I had two main goals I wanted to accomplish in this Food Group. One, question the lack of food available for the Senior School after the Middle School students consume more than half of it in the Student Centre. Two, advocate for equality between the salad bar in the Student Centre and the salad bar in the Boarders’ Dining Hall.

Firstly, Ms. Chell asked us all our favourite foods and what an ideal meal would look like. Our responses ranged from healthy quinoa salads, to my ideal meal, which was a Big Mac with a large side of fries. We then went on to discuss issues we believed were prevalent within the current food system at BSS.

Everyday, when I go to the Student Centre for lunch, I often have trouble finding a filling meal that I actually enjoy. The majority of the time, I find that the food is either not as fresh as it could be or absent altogether. When I brought up the issue of Middle School students getting the bulk of food before the Senior School, Ms. Sullivan and Dr. Terpstra agreed that this was a pressing issue that they were trying to resolve.
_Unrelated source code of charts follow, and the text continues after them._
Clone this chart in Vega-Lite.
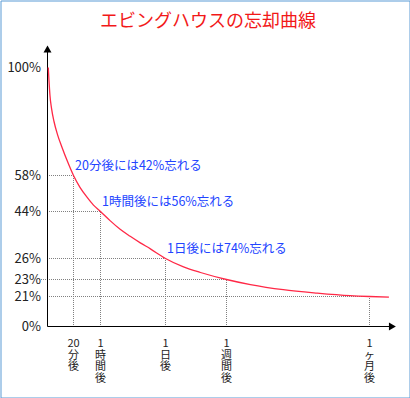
{
  "$schema": "https://vega.github.io/schema/vega-lite/v6.json",
  "width": 409,
  "height": 397,
  "padding": 0.5,
  "autosize": {"type": "none"},
  "background": "white",
  "config": {"view": {"stroke": "#5b9bd5", "strokeWidth": 1}},
  "title": {"text": "エビングハウスの忘却曲線", "color": "#f21818", "fontSize": 18, "font": "Noto Sans CJK JP", "fontWeight": "normal", "anchor": "middle", "frame": "group", "offset": -30, "dx": 3},
  "datasets": {
    "curve": [
      {"t": 0.6, "r": 100}, {"t": 1.15, "r": 94.9}, {"t": 1.9, "r": 89.1}, {"t": 3.1, "r": 84.1},
      {"t": 5.0, "r": 79.0}, {"t": 7.7, "r": 73.9}, {"t": 11.2, "r": 68.9}, {"t": 15.4, "r": 63.4},
      {"t": 20, "r": 58},
      {"t": 29.6, "r": 53.4}, {"t": 40, "r": 49.6}, {"t": 49.6, "r": 46.5}, {"t": 60, "r": 44},
      {"t": 263, "r": 40.5}, {"t": 477, "r": 37.2}, {"t": 691, "r": 34.5}, {"t": 905, "r": 32.0},
      {"t": 1119, "r": 29.7}, {"t": 1440, "r": 26}, {"t": 3990, "r": 24.8}, {"t": 6397, "r": 24.0},
      {"t": 10080, "r": 23}, {"t": 15619, "r": 22.4}, {"t": 23236, "r": 21.8}, {"t": 31083, "r": 21.4},
      {"t": 38699, "r": 21.1}, {"t": 43200, "r": 21}, {"t": 47700, "r": 20.6}
    ],
    "hgrid": [
      {"r": 58, "t": 0, "t2": 20}, {"r": 44, "t": 0, "t2": 60}, {"r": 26, "t": 0, "t2": 1440},
      {"r": 23, "t": -6.15, "t2": 10080}, {"r": 21, "t": 0, "t2": 43200}
    ],
    "vgrid": [
      {"t": 20, "r": 0, "r2": 58}, {"t": 60, "r": 0, "r2": 44}, {"t": 1440, "r": 0, "r2": 26},
      {"t": 10080, "r": 0, "r2": 23}, {"t": 43200, "r": 0, "r2": 21}
    ],
    "axes": [
      {"t": 0, "t2": 0, "r": 0, "r2": 107.2},
      {"t": 0, "t2": 48500, "r": 0, "r2": 0}
    ],
    "yarrow": [{"t": 0, "r": 107.2}],
    "xarrow": [{"t": 48500, "r": 0}],
    "ylabels": [
      {"t": 0, "r": 100, "label": "100%"}, {"t": 0, "r": 58, "label": "58%"}, {"t": 0, "r": 44, "label": "44%"},
      {"t": 0, "r": 26, "label": "26%"}, {"t": 0, "r": 23, "label": "23%"}, {"t": 0, "r": 21, "label": "21%"},
      {"t": 0, "r": 0, "label": "0%"}
    ],
    "xlabels": [
      {"t": 20, "r": 0, "label": "20\n分\n後"}, {"t": 60, "r": 0, "label": "1\n時\n間\n後"},
      {"t": 1440, "r": 0, "label": "1\n日\n後"}, {"t": 10080, "r": 0, "label": "1\n週\n間\n後"},
      {"t": 43200, "r": 0, "label": "1\nヶ\n月\n後"}
    ],
    "notes": [
      {"t": 20, "r": 58, "label": "20分後には42%忘れる"},
      {"t": 60, "r": 44, "label": "1時間後には56%忘れる"},
      {"t": 1440, "r": 26, "label": "1日後には74%忘れる"}
    ]
  },
  "encoding": {
    "x": {"field": "t", "type": "quantitative", "axis": null, "scale": {"type": "linear", "domain": [0, 20, 60, 1440, 10080, 43200], "range": [47, 73, 100, 165, 226, 369]}},
    "y": {"field": "r", "type": "quantitative", "axis": null, "scale": {"type": "linear", "domain": [0, 21, 23, 26, 44, 58, 100], "range": [326, 296, 279, 258, 211, 175, 67]}}
  },
  "layer": [
    {
      "data": {"name": "hgrid"},
      "mark": {"type": "rule", "color": "#808080", "strokeWidth": 1, "strokeDash": [1, 1], "strokeDashOffset": 0.5},
      "encoding": {"x2": {"field": "t2"}}
    },
    {
      "data": {"name": "vgrid"},
      "mark": {"type": "rule", "color": "#808080", "strokeWidth": 1, "strokeDash": [1, 1], "strokeDashOffset": 0.5},
      "encoding": {"y2": {"field": "r2"}}
    },
    {
      "data": {"name": "axes"},
      "mark": {"type": "rule", "color": "#000000", "strokeWidth": 1},
      "encoding": {"x2": {"field": "t2"}, "y2": {"field": "r2"}}
    },
    {
      "data": {"name": "yarrow"},
      "mark": {"type": "point", "shape": "triangle-up", "filled": true, "color": "#000000", "size": 64, "opacity": 1, "strokeWidth": 0},
      "encoding": {}
    },
    {
      "data": {"name": "xarrow"},
      "mark": {"type": "point", "shape": "triangle-right", "filled": true, "color": "#000000", "size": 64, "opacity": 1, "strokeWidth": 0},
      "encoding": {}
    },
    {
      "data": {"name": "curve"},
      "mark": {"type": "line", "color": "#ff2846", "strokeWidth": 1.3, "interpolate": "monotone"},
      "encoding": {}
    },
    {
      "data": {"name": "ylabels"},
      "mark": {"type": "text", "align": "right", "baseline": "middle", "dx": -6.5, "fontSize": 13, "font": "Noto Sans CJK JP", "color": "#222222"},
      "encoding": {"text": {"field": "label"}}
    },
    {
      "data": {"name": "xlabels"},
      "mark": {"type": "text", "align": "center", "baseline": "top", "dy": 11.5, "fontSize": 11, "lineHeight": 11.6, "lineBreak": "\n", "font": "Noto Sans CJK JP", "color": "#222222"},
      "encoding": {"text": {"field": "label"}}
    },
    {
      "data": {"name": "notes"},
      "mark": {"type": "text", "align": "left", "baseline": "middle", "dx": 1.5, "dy": -9.5, "fontSize": 12.5, "font": "Noto Sans CJK JP", "color": "#2244ff"},
      "encoding": {"text": {"field": "label"}}
    }
  ]
}
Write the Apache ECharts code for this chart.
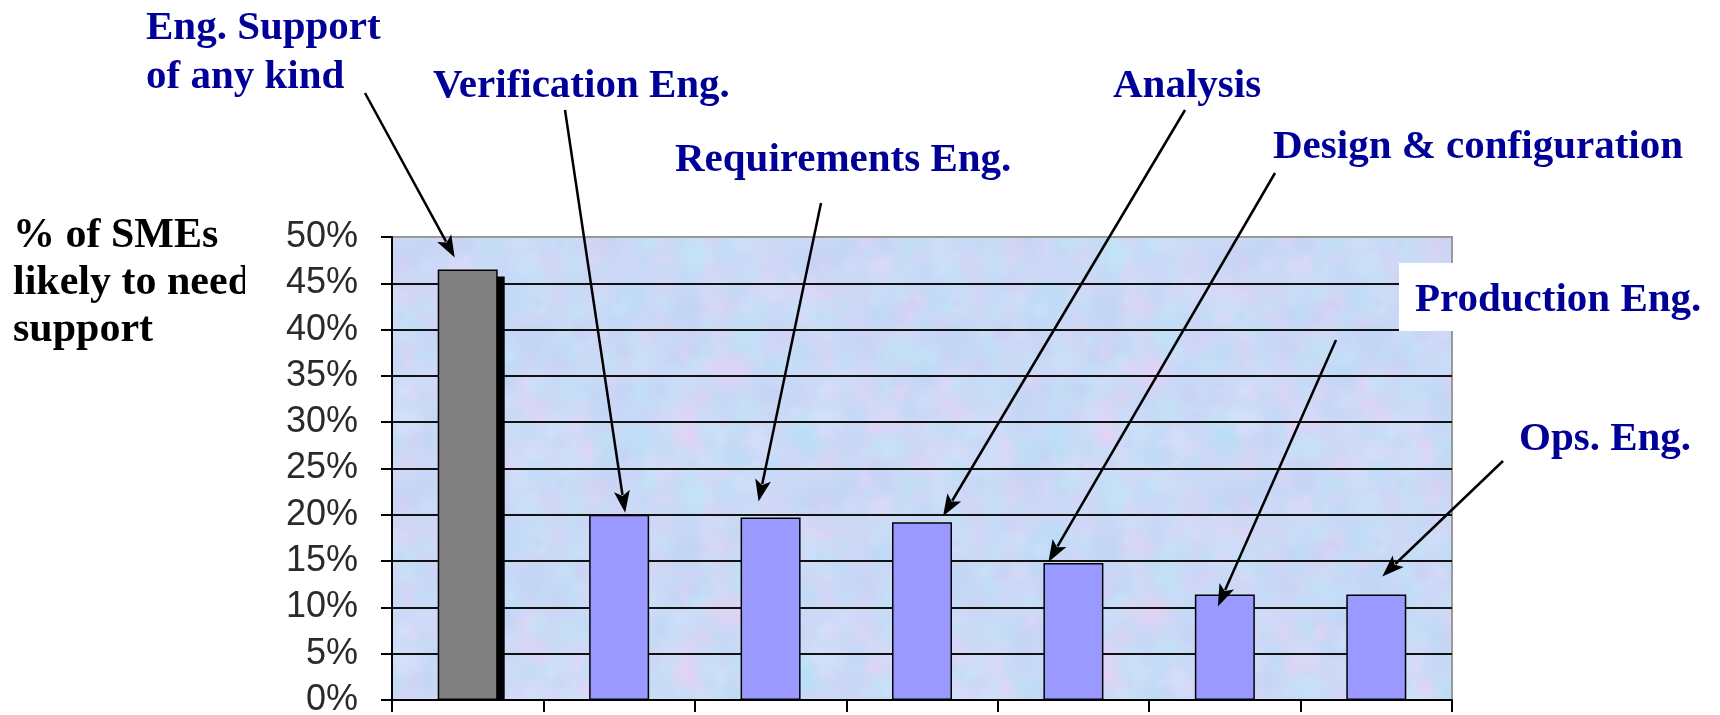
<!DOCTYPE html>
<html><head><meta charset="utf-8">
<script src="https://cdn.jsdelivr.net/npm/echarts@6/dist/echarts.min.js"></script>
<style>html,body{margin:0;padding:0;background:#fff}#c{width:1720px;height:715px}</style>
</head><body><div id="c"></div>
<script>
// ---- data ----
const categories = ['Eng. Support of any kind','Verification Eng.','Requirements Eng.','Analysis','Design & configuration','Production Eng.','Ops. Eng.'];
const values = [46.5, 20.0, 19.7, 19.2, 14.8, 11.4, 11.4];
const yTicks = [0,5,10,15,20,25,30,35,40,45,50];
const yTitleLines = ['% of SMEs','likely to need','support'];
const annotationTexts = ['Eng. Support\nof any kind','Verification Eng.','Requirements Eng.','Analysis','Design & configuration','Production Eng.','Ops. Eng.'];

// ---- layout / style ----
const labelPos = [[146,4],[433,62],[675,136],[1113,62],[1273,123],[1415,276],[1519,415]];
const arrowStart = [[365,93],[565,110],[821,203],[1185,110],[1275,173],[1336,340],[1503,461]];
const tipOffset = [[-13,-12],[6,-2],[-12,-16],[21,-6],[-25,-1],[-7,12],[6,-18]];
const barColors = ['#808080','#9999ff','#9999ff','#9999ff','#9999ff','#9999ff','#9999ff'];
const NAVY = '#000099';
const BAR_W = 60;

// mottled background texture (deterministic)
function makeTexture(){
  const c = document.createElement('canvas'); c.width = 420; c.height = 240;
  const ctx = c.getContext('2d');
  ctx.fillStyle = '#cbd8f6'; ctx.fillRect(0,0,c.width,c.height);
  const pal = ['rgba(184,222,246,','rgba(216,212,247,','rgba(192,230,247,','rgba(232,210,243,','rgba(200,206,244,','rgba(212,226,250,','rgba(190,216,245,'];
  let s = 12345; const rnd = () => (s = (s*1103515245 + 12345) % 2147483648) / 2147483648;
  for (let k=0;k<560;k++){
    const x = rnd()*c.width, y = rnd()*c.height, r = 5 + rnd()*20;
    const col = pal[Math.floor(rnd()*pal.length)];
    for (const ox of [-c.width,0,c.width]) for (const oy of [-c.height,0,c.height]){
      const gr = ctx.createRadialGradient(x+ox,y+oy,0,x+ox,y+oy,r);
      gr.addColorStop(0,col+'0.55)'); gr.addColorStop(1,col+'0)');
      ctx.fillStyle = gr; ctx.fillRect(x+ox-r,y+oy-r,2*r,2*r);
    }
  }
  return c;
}

const chart = echarts.init(document.getElementById('c'), null, {renderer:'canvas'});

chart.setOption({
  animation:false,
  backgroundColor:'#ffffff',
  grid:{left:392,right:268,top:237,bottom:15,outerBoundsMode:'none',containLabel:false,show:true,
    backgroundColor:{image:makeTexture(),repeat:'repeat'},borderColor:'#999999',borderWidth:2},
  xAxis:{type:'category',data:categories,
    axisLine:{lineStyle:{color:'#000',width:2}},
    axisTick:{show:true,interval:0,length:12,lineStyle:{color:'#000',width:2}},
    axisLabel:{show:false,interval:0},splitLine:{show:false}},
  yAxis:{type:'value',min:yTicks[0],max:yTicks[yTicks.length-1],interval:yTicks[1]-yTicks[0],
    axisLine:{show:true,lineStyle:{color:'#000',width:2}},
    axisTick:{show:true,length:11,lineStyle:{color:'#000',width:2}},
    axisLabel:{formatter:'{value}%',margin:34,fontFamily:'"Liberation Sans"',fontSize:36,color:'#2a2a2a'},
    splitLine:{show:true,showMaxLine:false,lineStyle:{color:'#111',width:2}}},
  series:[{type:'bar',barWidth:BAR_W,z:3,
    data:values.map((v,i)=>({value:v,itemStyle:{color:barColors[i],borderColor:'#000',borderWidth:1.5}}))}]
});

// annotations: texts + arrows pointing at bar tops (computed through the axes)
const g = [];
g.push({type:'text',x:13,y:213,z:-10,style:{text:yTitleLines.join('\n'),font:'bold 42px "Liberation Serif"',fill:'#000',lineHeight:47,verticalAlign:'top'}});
g.push({type:'rect',shape:{x:245,y:200,width:140,height:515},z:-5,style:{fill:'#fff'}});
g.push({type:'rect',shape:{x:1399,y:263,width:321,height:68},z:50,style:{fill:'#fff'}});
// drop shadow of the first (grey) bar
{
  const top = chart.convertToPixel({gridIndex:0},[0,values[0]]);
  const base = chart.convertToPixel({gridIndex:0},[0,yTicks[0]]);
  g.push({type:'rect',z:2,shape:{x:top[0]-BAR_W/2+7,y:top[1]+7,width:BAR_W,height:base[1]-top[1]-7},style:{fill:'#000'}});
}
annotationTexts.forEach((t,i)=>{
  g.push({type:'text',x:labelPos[i][0],y:labelPos[i][1],z:60,style:{text:t,font:'bold 41px "Liberation Serif"',fill:NAVY,lineHeight:49,verticalAlign:'top'}});
  const top = chart.convertToPixel({gridIndex:0},[i,values[i]]);
  const tx = top[0]+tipOffset[i][0], ty = top[1]+tipOffset[i][1];
  const sx = arrowStart[i][0], sy = arrowStart[i][1];
  const dx = tx-sx, dy = ty-sy, L = Math.hypot(dx,dy), ux = dx/L, uy = dy/L;
  const hl = 22, hw = 8;
  const bx = tx-ux*hl, by = ty-uy*hl;
  g.push({type:'line',z:70,shape:{x1:sx,y1:sy,x2:bx+ux*4,y2:by+uy*4},style:{stroke:'#000',lineWidth:2.5}});
  g.push({type:'polygon',z:70,shape:{points:[[tx,ty],[bx-uy*hw,by+ux*hw],[bx+ux*5,by+uy*5],[bx+uy*hw,by-ux*hw]]},style:{fill:'#000'}});
});
chart.setOption({graphic:{elements:g}});
</script></body></html>
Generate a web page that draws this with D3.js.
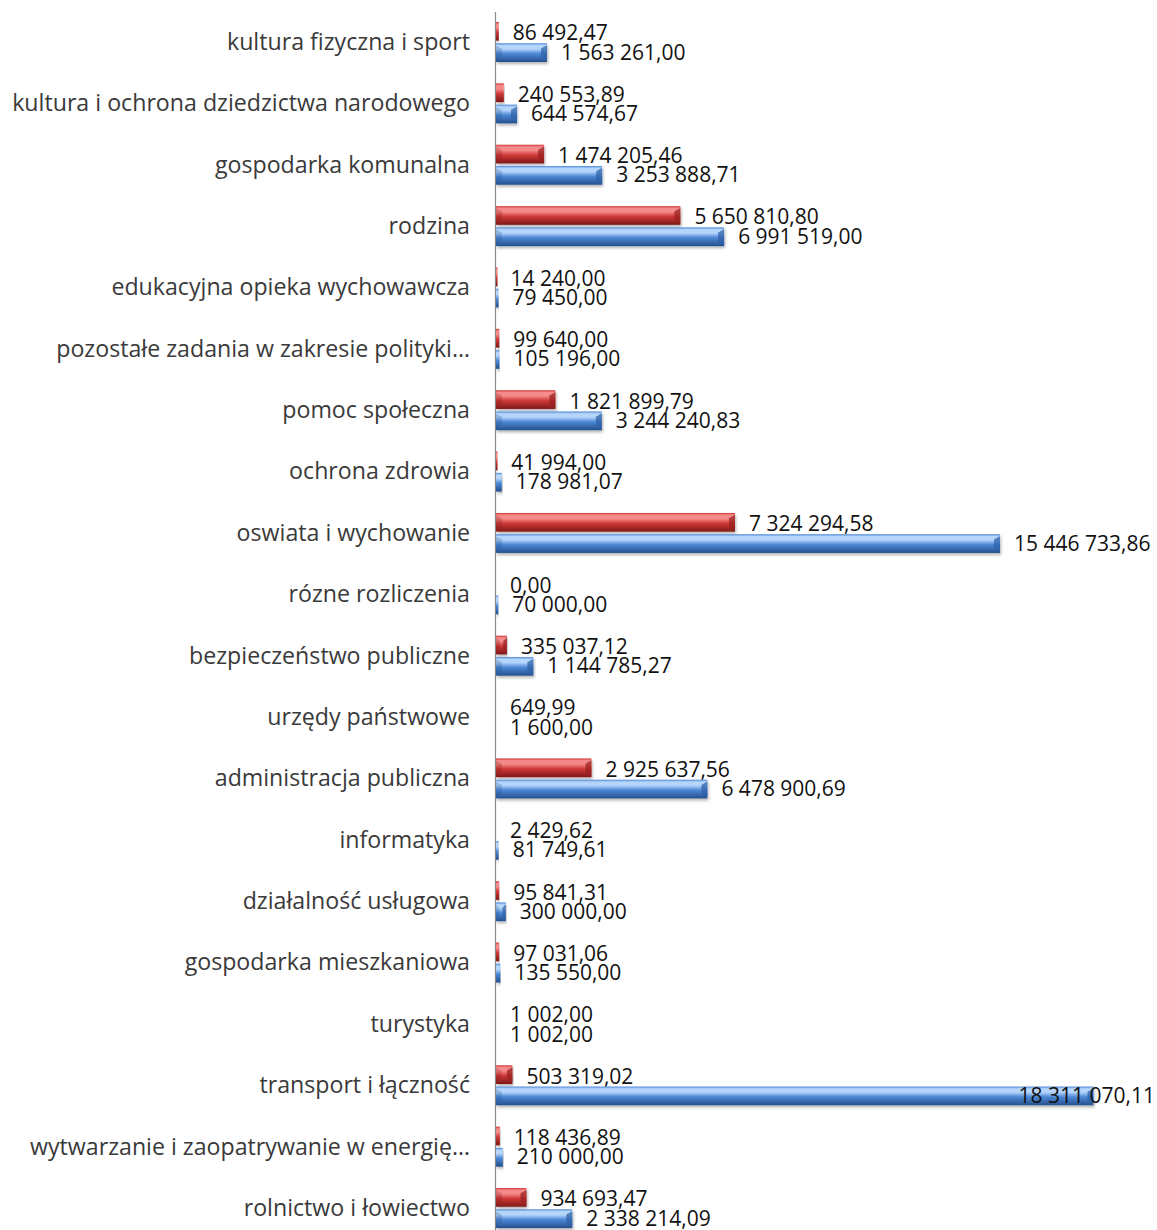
<!DOCTYPE html>
<html><head><meta charset="utf-8">
<script src="https://cdn.jsdelivr.net/npm/d3@7"></script>
<style>html,body{margin:0;padding:0;background:#fff;}</style>
</head><body>
<svg id="chart" width="1157" height="1230"></svg>
<script>
const categories = [
  "kultura fizyczna i sport",
  "kultura i ochrona dziedzictwa narodowego",
  "gospodarka komunalna",
  "rodzina",
  "edukacyjna opieka wychowawcza",
  "pozostałe zadania w zakresie polityki…",
  "pomoc społeczna",
  "ochrona zdrowia",
  "oswiata i wychowanie",
  "rózne rozliczenia",
  "bezpieczeństwo publiczne",
  "urzędy państwowe",
  "administracja publiczna",
  "informatyka",
  "działalność usługowa",
  "gospodarka mieszkaniowa",
  "turystyka",
  "transport i łączność",
  "wytwarzanie i zaopatrywanie w energię…",
  "rolnictwo i łowiectwo"
];
const seriesRed = [86492.47, 240553.89, 1474205.46, 5650810.80, 14240.00, 99640.00, 1821899.79, 41994.00, 7324294.58, 0.00, 335037.12, 649.99, 2925637.56, 2429.62, 95841.31, 97031.06, 1002.00, 503319.02, 118436.89, 934693.47];
const seriesBlue = [1563261.00, 644574.67, 3253888.71, 6991519.00, 79450.00, 105196.00, 3244240.83, 178981.07, 15446733.86, 70000.00, 1144785.27, 1600.00, 6478900.69, 81749.61, 300000.00, 135550.00, 1002.00, 18311070.11, 210000.00, 2338214.09];
const seriesKeys = ["red", "blue"];

const W = 1157, H = 1230;
const FONT = "'Open Sans', 'Noto Sans', sans-serif";
const CAP = 0.714; // cap height of Open Sans in em
const svg = d3.select("#chart");
const x = d3.scaleLinear().domain([0, 20000000]).range([496, 496 + 20 * 32.63]);
const y = d3.scaleBand().domain(categories).range([11.3, 1238.7]).padding(0);
const ys = d3.scaleBand().domain(seriesKeys).range([y.bandwidth()/2 - 20, y.bandwidth()/2 + 20]).paddingInner(0.12);

const loc = d3.formatLocale({decimal: ",", thousands: "\u00a0", grouping: [3], currency: ["", ""]});
const fmt = loc.format(",.2f");

function measure(txt, size) {
  const t = svg.append("text").attr("font-family", FONT).attr("font-size", size).text(txt);
  const w = t.node().getComputedTextLength();
  t.remove();
  return w;
}
const catSize = Math.min(24, 21 * 458 / measure("kultura i ochrona dziedzictwa narodowego", 21));
const valSize = Math.min(21, 20 * 143 / measure(fmt(15446733.86), 20));

const defs = svg.append("defs");
const palette = {
  red:  {hi: "#f58a8a", mid: "#cf3a38", lo: "#7e1716", cap: "#9a2220"},
  blue: {hi: "#b5d5fa", mid: "#4d88d6", lo: "#244f8c", cap: "#2f62a8"}
};
for (const k of seriesKeys) {
  const g = defs.append("linearGradient").attr("id", "g-" + k).attr("x1", 0).attr("y1", 0).attr("x2", 0).attr("y2", 1);
  const p = palette[k];
  g.append("stop").attr("offset", "0%").attr("stop-color", p.mid);
  g.append("stop").attr("offset", "12%").attr("stop-color", p.hi);
  g.append("stop").attr("offset", "30%").attr("stop-color", p.hi);
  g.append("stop").attr("offset", "55%").attr("stop-color", p.mid);
  g.append("stop").attr("offset", "100%").attr("stop-color", p.lo);
}
const f = defs.append("filter").attr("id", "shadow").attr("x", "-5%").attr("y", "-30%").attr("width", "110%").attr("height", "180%");
f.append("feDropShadow").attr("dx", 1).attr("dy", 2).attr("stdDeviation", 1.8).attr("flood-color", "#000").attr("flood-opacity", 0.3);

// category labels
svg.append("g").selectAll("text").data(categories).join("text")
  .attr("x", 470).attr("y", d => y(d) + y.bandwidth()/2 + catSize * 0.34)
  .attr("text-anchor", "end")
  .attr("font-family", FONT).attr("font-size", catSize)
  .attr("fill", "#3a3a3a").text(d => d);

// axis line
svg.append("line").attr("x1", 495.5).attr("x2", 495.5).attr("y1", 12).attr("y2", H)
  .attr("stroke", "#8c8c8c").attr("stroke-width", 1.2);

const rows = [];
categories.forEach((c, i) => {
  rows.push({cat: c, key: "red", v: seriesRed[i]});
  rows.push({cat: c, key: "blue", v: seriesBlue[i]});
});

const bars = svg.append("g").selectAll("g").data(rows).join("g")
  .attr("transform", d => `translate(0,${y(d.cat) + ys(d.key)})`);

bars.filter(d => x(d.v) - x(0) > 0.3).each(function(d) {
  const g = d3.select(this);
  const w = Math.max(x(d.v) - x(0), 1.5);
  const h = ys.bandwidth();
  const x0 = x(0);
  g.append("rect").attr("x", x0).attr("y", 0).attr("width", w).attr("height", h)
    .attr("fill", `url(#g-${d.key})`).attr("filter", "url(#shadow)");
  if (w > 8) {
    const c = Math.min(6, w / 3);
    const xe = x0 + w;
    g.append("path")
      .attr("d", `M${xe - c},${h*0.28} L${xe},${h*0.1} L${xe},${h*0.9} L${xe - c},${h*0.75} Z`)
      .attr("fill", palette[d.key].cap).attr("opacity", 0.75);
    g.append("path")
      .attr("d", `M${x0},${h*0.12} L${x0 + c},${h*0.3} L${x0 + c},${h*0.72} L${x0},${h*0.88} Z`)
      .attr("fill", palette[d.key].lo).attr("opacity", 0.25);
  }
});

// value labels (digit centre placed near the bar centre)
bars.append("text")
  .attr("x", d => x(d.v) + 14)
  .attr("y", d => ys.bandwidth()/2 + (d.key === "red" ? 1.5 : -0.5) + valSize * CAP / 2)
  .attr("font-family", FONT).attr("font-size", valSize)
  .attr("fill", "#111").text(d => fmt(d.v))
  .each(function(d) {
    const t = d3.select(this);
    const tw = this.getComputedTextLength();
    const xx = x(d.v) + 14;
    if (xx + tw > W - 2) t.attr("x", W - 2 - tw);
  });
</script>
</body></html>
We then addressed the second topic I wanted to bring up, the inequalities between the salad bars in the Student Centre and the Boarders’ Dining Hall. First of all, we discussed the issue of the salad bar in the Student Centre running out quickly, which forces girls who want a salad for lunch to purchase a full meal from the Boarders’ Dining Hall, even if they do not want the main meal there. This causes girls to spend around 4 dollars more on just a salad versus purchasing a salad in the Stu for much less. Ms. Chell’s response to this was to look into a more consistent restocking of the salad bar in the Student Centre.

Cordelia Dingle, a Grade 12 student who also participated in the Food Group, had her own opinion on this topic. She echoed the same feelings about the salad bar options and wants more variety in toppings. “As a vegetarian, I wish there was more variety in the salad bar options, because there is often a lack of meatless options after the Middle Schoolers buy everything before the bulk of Senior School students.” Additionally, she acknowledged that there are only a few filling vegetarian/vegan meal options that are available. She said, “I am also concerned with the size of the ceramic bowls in the Student Centre, versus the size of the wooden-like bowls in the Boarders Dining Hall.” In response to this, Ms. Chell said that she would look into getting a higher supply of the wooden bowls available in the Student Centre and that she would research filling vegetarian options to add to the menu.

In the end, I suggested that Ms. Chell find a way for the whole Senior School to contribute to this discussion. To this, she replied that she would look into sending out a survey in the near future. Overall, I found this Food Group a really effective way to share our voice on an issue that we don’t usually get to discuss at our school.